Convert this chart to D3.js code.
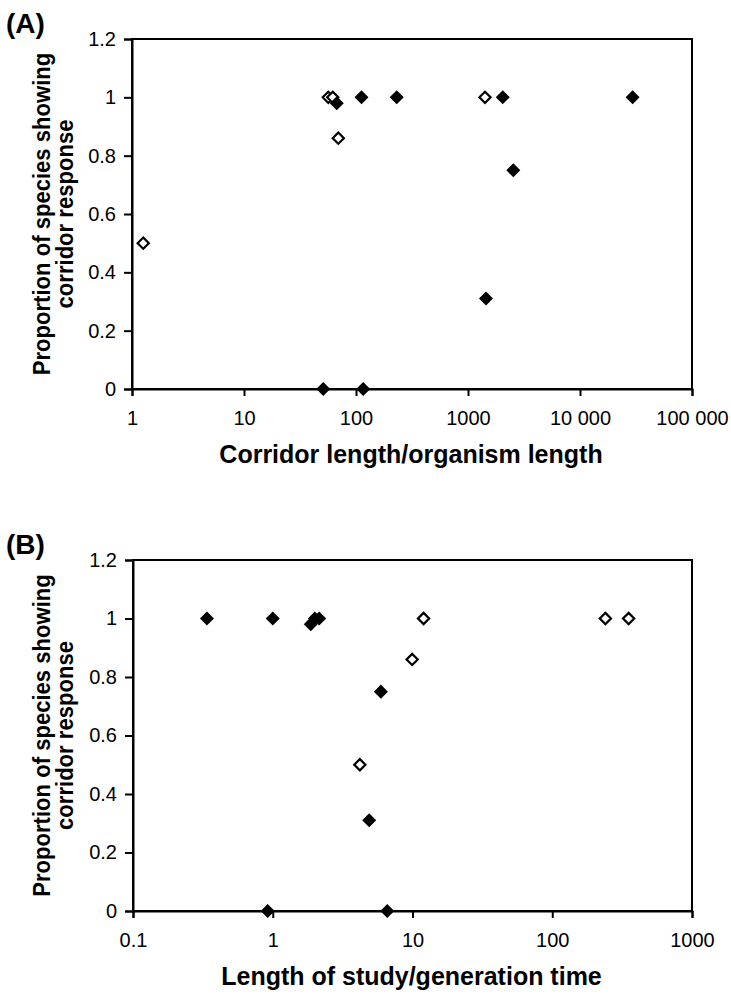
<!DOCTYPE html>
<html>
<head>
<meta charset="utf-8">
<script src="https://cdn.jsdelivr.net/npm/d3@7"></script>
<style>
  body { margin: 0; background: #fff; }
  text { font-family: "Liberation Sans", Arial, sans-serif; }
</style>
</head>
<body>
<div id="chart"></div>
<script>
// values

// (A) corridor length / organism length
var corridorOpenX = [1.26, 56.6, 62, 69.5, 1418];
var corridorOpenY = [0.5, 1, 1, 0.86, 1];
var corridorFilledX = [67.3, 112, 231, 51, 116, 2042, 2540, 1448, 29500];
var corridorFilledY = [0.98, 1, 1, 0, 0, 1, 0.75, 0.31, 1];

// (B) length of study / generation time
var studyOpenX = [4.2, 9.94, 12, 240, 352];
var studyOpenY = [0.5, 0.86, 1, 1, 1];
var studyFilledX = [0.338, 1.0, 1.87, 2.0, 2.15, 5.94, 4.9, 0.92, 6.6];
var studyFilledY = [1, 1, 0.98, 1, 1, 0.75, 0.31, 0, 0];

var yTicks = [0, 0.2, 0.4, 0.6, 0.8, 1, 1.2];
var yTickLabels = ["0", "0.2", "0.4", "0.6", "0.8", "1", "1.2"];
var xTicksA = [1, 10, 100, 1000, 10000, 100000];
var xTickLabelsA = ["1", "10", "100", "1000", "10 000", "100 000"];
var xTicksB = [0.1, 1, 10, 100, 1000];
var xTickLabelsB = ["0.1", "1", "10", "100", "1000"];

var svg = d3.select("#chart")
    .append("svg")
    .attr("width", 731)
    .attr("height", 1001);

function zip(xs, ys) {
    return xs.map(function (d, i) { return {x: d, y: ys[i]}; });
}

function panel(opt) {
    var x = d3.scaleLog().domain(opt.xDomain).range([opt.left, opt.right]);
    var y = d3.scaleLinear().domain([0, 1.2]).range([opt.bottom, opt.top]);

    // frame
    svg.append("rect")
        .attr("x", opt.left)
        .attr("y", opt.top)
        .attr("width", opt.right - opt.left)
        .attr("height", opt.bottom - opt.top)
        .attr("fill", "none")
        .attr("stroke", "#000")
        .attr("stroke-width", 2);

    var gx = svg.append("g")
        .attr("transform", "translate(0," + opt.bottom + ")")
        .call(d3.axisBottom(x)
            .tickValues(opt.xTicks)
            .tickFormat(function (d, i) { return opt.xLabels[i]; })
            .tickSizeOuter(0)
            .tickSize(7)
            .tickPadding(15));

    var gy = svg.append("g")
        .attr("transform", "translate(" + opt.left + ",0)")
        .call(d3.axisLeft(y)
            .tickValues(yTicks)
            .tickFormat(function (d, i) { return yTickLabels[i]; })
            .tickSizeOuter(0)
            .tickSize(8)
            .tickPadding(8));

    [gx, gy].forEach(function (g) {
        g.select(".domain").attr("stroke-width", 2);
        g.selectAll(".tick line").attr("stroke-width", 2);
        g.selectAll(".tick text")
            .style("font-size", "20px")
            .style("font-family", "'Liberation Sans', Arial, sans-serif")
            .attr("fill", "#000");
    });

    var diamond = d3.symbol().type(d3.symbolDiamond2);

    svg.append("g").selectAll("path")
        .data(zip(opt.openX, opt.openY))
        .enter()
        .append("path")
        .attr("transform", function (d) {
            return "translate(" + x(d.x) + "," + y(d.y) + ")";
        })
        .attr("d", diamond.size(80)())
        .attr("fill", "#fff")
        .attr("stroke", "#000")
        .attr("stroke-width", 2.2);

    svg.append("g").selectAll("path")
        .data(zip(opt.filledX, opt.filledY))
        .enter()
        .append("path")
        .attr("transform", function (d) {
            return "translate(" + x(d.x) + "," + y(d.y) + ")";
        })
        .attr("d", diamond.size(125)())
        .attr("fill", "#000");

    // panel letter
    svg.append("text")
        .attr("x", 6)
        .attr("y", opt.top - 6)
        .style("font-size", "28px")
        .style("font-weight", "bold")
        .text(opt.letter);

    // x title
    svg.append("text")
        .attr("x", (opt.left + opt.right) / 2 - 1)
        .attr("y", opt.bottom + 74)
        .attr("text-anchor", "middle")
        .style("font-size", "25px")
        .style("font-weight", "bold")
        .text(opt.xTitle);

    // y title, two lines (slightly condensed along the text)
    var cy = (opt.top + opt.bottom) / 2;
    svg.append("text")
        .attr("transform", "translate(50," + cy + ") rotate(-90) scale(0.92,1)")
        .attr("text-anchor", "middle")
        .style("font-size", "24px")
        .style("font-weight", "bold")
        .text("Proportion of species showing");
    svg.append("text")
        .attr("transform", "translate(73," + cy + ") rotate(-90) scale(0.92,1)")
        .attr("text-anchor", "middle")
        .style("font-size", "24px")
        .style("font-weight", "bold")
        .text("corridor response");
}

panel({
    letter: "(A)",
    left: 132, right: 692, top: 39, bottom: 389,
    xDomain: [1, 100000],
    xTicks: xTicksA, xLabels: xTickLabelsA,
    openX: corridorOpenX, openY: corridorOpenY,
    filledX: corridorFilledX, filledY: corridorFilledY,
    xTitle: "Corridor length/organism length"
});

panel({
    letter: "(B)",
    left: 133, right: 692, top: 560, bottom: 911,
    xDomain: [0.1, 1000],
    xTicks: xTicksB, xLabels: xTickLabelsB,
    openX: studyOpenX, openY: studyOpenY,
    filledX: studyFilledX, filledY: studyFilledY,
    xTitle: "Length of study/generation time"
});
</script>
</body>
</html>
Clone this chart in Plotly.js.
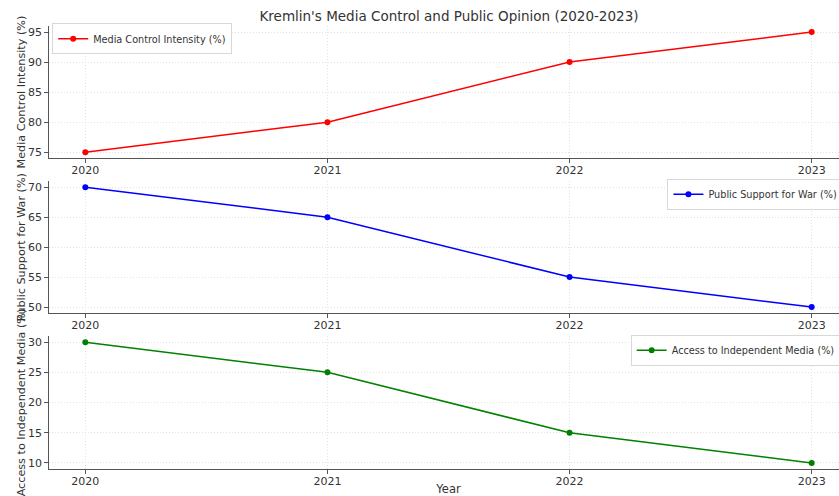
<!DOCTYPE html>
<html><head><meta charset="utf-8">
<script src="https://cdn.plot.ly/plotly-3.0.1.min.js"></script>
<style>html,body{margin:0;padding:0;overflow:hidden;background:#fff;width:839px;height:496px}</style>
</head><body><div id="chart"></div>
<script>
const years = [2020, 2021, 2022, 2023];
const mediaControl = [75, 80, 90, 95];
const publicSupport = [70, 65, 55, 50];
const independentAccess = [30, 25, 15, 10];
const tickYears = ['2020', '2021', '2022', '2023'];

const FONT = 'DejaVu Sans, sans-serif';
function tr(y, name, color, xa, ya, leg) {
  return {x: years, y: y, name: name, type: 'scatter', mode: 'lines+markers',
    line: {color: color, width: 1.5}, marker: {color: color, size: 6},
    xaxis: xa, yaxis: ya, legend: leg};
}
const data = [
  tr(mediaControl, 'Media Control Intensity (%)', '#ff0000', 'x', 'y', 'legend'),
  tr(publicSupport, 'Public Support for War (%)', '#0000ff', 'x2', 'y2', 'legend2'),
  tr(independentAccess, 'Access to Independent Media (%)', '#008000', 'x3', 'y3', 'legend3')
];
const GRID = {showgrid: true, gridcolor: '#d9d9d9', griddash: '1px,2px', gridwidth: 0.8};
function xax(anchor) {
  return Object.assign({anchor: anchor, range: [2019.85, 2023.15], tickvals: years, ticktext: tickYears,
    showline: true, linecolor: '#555', linewidth: 1.3, zeroline: false, ticklabelstandoff: -2,
    ticks: 'outside', ticklen: 3.5, tickcolor: '#555', tickfont: {family: FONT, size: 11, color: '#333'}}, GRID);
}
function yax(anchor, dom, range, title) {
  return Object.assign({anchor: anchor, domain: dom, range: range, dtick: 5,
    showline: true, linecolor: '#555', linewidth: 1.3, zeroline: false,
    ticks: 'outside', ticklen: 3.5, tickcolor: '#555', tickfont: {family: FONT, size: 11, color: '#333'},
    title: {text: title, font: {family: FONT, size: 11.2, color: '#333'}, standoff: 0}}, GRID);
}
function leg(x, y, xanchor) {
  return {x: x, y: y, xanchor: xanchor, yanchor: 'top', bgcolor: 'rgba(255,255,255,0.85)',
    bordercolor: '#d8d8d8', borderwidth: 1, font: {family: FONT, size: 9.7, color: '#333'},
    itemwidth: 30, tracegroupgap: 0};
}
const layout = {
  width: 870, height: 496,
  margin: {l: 49, r: 22, t: 26, b: 27},
  paper_bgcolor: '#fff', plot_bgcolor: '#fff',
  showlegend: true,
  title: {text: "Kremlin's Media Control and Public Opinion (2020-2023)",
    font: {family: FONT, size: 13.5, color: '#333'}, x: 449/870, xanchor: 'center', y: 0.968, yanchor: 'middle'},
  xaxis: xax('y'), xaxis2: xax('y2'),
  xaxis3: Object.assign(xax('y3'), {title: {text: 'Year', font: {family: FONT, size: 11.5, color: '#333'}, standoff: 4}}),
  yaxis: yax('x', [0.7016, 1.0], [74, 96], 'Media Control Intensity (%)'),
  yaxis2: yax('x2', [0.352, 0.6497], [49, 71], 'Public Support for War (%)'),
  yaxis3: yax('x3', [0, 0.300], [9, 31], 'Access to Independent Media (%)'),
  legend: leg(0.004, 1.006, 'left'),
  legend2: leg(0.774, 0.655, 'left'),
  legend3: leg(0.728, 0.303, 'left')
};
Plotly.newPlot('chart', data, layout, {displayModeBar: false, staticPlot: true});
</script></body></html>
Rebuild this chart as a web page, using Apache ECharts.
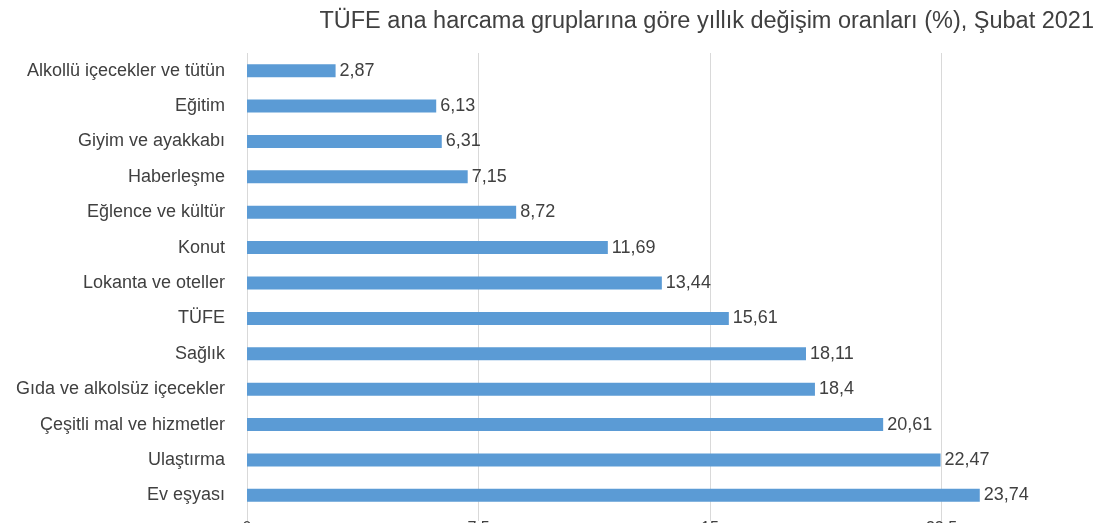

**Exercise goal:**
From the first line of the material down to the line containing "d3.scaleLinear().domain([0, 1.2]).range([opt.bottom, opt.top]);", inclusive, return each line exactly, skipping any picture.

**Result:**
Convert this chart to D3.js code.
<!DOCTYPE html>
<html>
<head>
<meta charset="utf-8">
<script src="https://cdn.jsdelivr.net/npm/d3@7"></script>
<style>
  body { margin: 0; background: #fff; }
  text { font-family: "Liberation Sans", Arial, sans-serif; }
</style>
</head>
<body>
<div id="chart"></div>
<script>
// values

// (A) corridor length / organism length
var corridorOpenX = [1.26, 56.6, 62, 69.5, 1418];
var corridorOpenY = [0.5, 1, 1, 0.86, 1];
var corridorFilledX = [67.3, 112, 231, 51, 116, 2042, 2540, 1448, 29500];
var corridorFilledY = [0.98, 1, 1, 0, 0, 1, 0.75, 0.31, 1];

// (B) length of study / generation time
var studyOpenX = [4.2, 9.94, 12, 240, 352];
var studyOpenY = [0.5, 0.86, 1, 1, 1];
var studyFilledX = [0.338, 1.0, 1.87, 2.0, 2.15, 5.94, 4.9, 0.92, 6.6];
var studyFilledY = [1, 1, 0.98, 1, 1, 0.75, 0.31, 0, 0];

var yTicks = [0, 0.2, 0.4, 0.6, 0.8, 1, 1.2];
var yTickLabels = ["0", "0.2", "0.4", "0.6", "0.8", "1", "1.2"];
var xTicksA = [1, 10, 100, 1000, 10000, 100000];
var xTickLabelsA = ["1", "10", "100", "1000", "10 000", "100 000"];
var xTicksB = [0.1, 1, 10, 100, 1000];
var xTickLabelsB = ["0.1", "1", "10", "100", "1000"];

var svg = d3.select("#chart")
    .append("svg")
    .attr("width", 731)
    .attr("height", 1001);

function zip(xs, ys) {
    return xs.map(function (d, i) { return {x: d, y: ys[i]}; });
}

function panel(opt) {
    var x = d3.scaleLog().domain(opt.xDomain).range([opt.left, opt.right]);
    var y = d3.scaleLinear().domain([0, 1.2]).range([opt.bottom, opt.top]);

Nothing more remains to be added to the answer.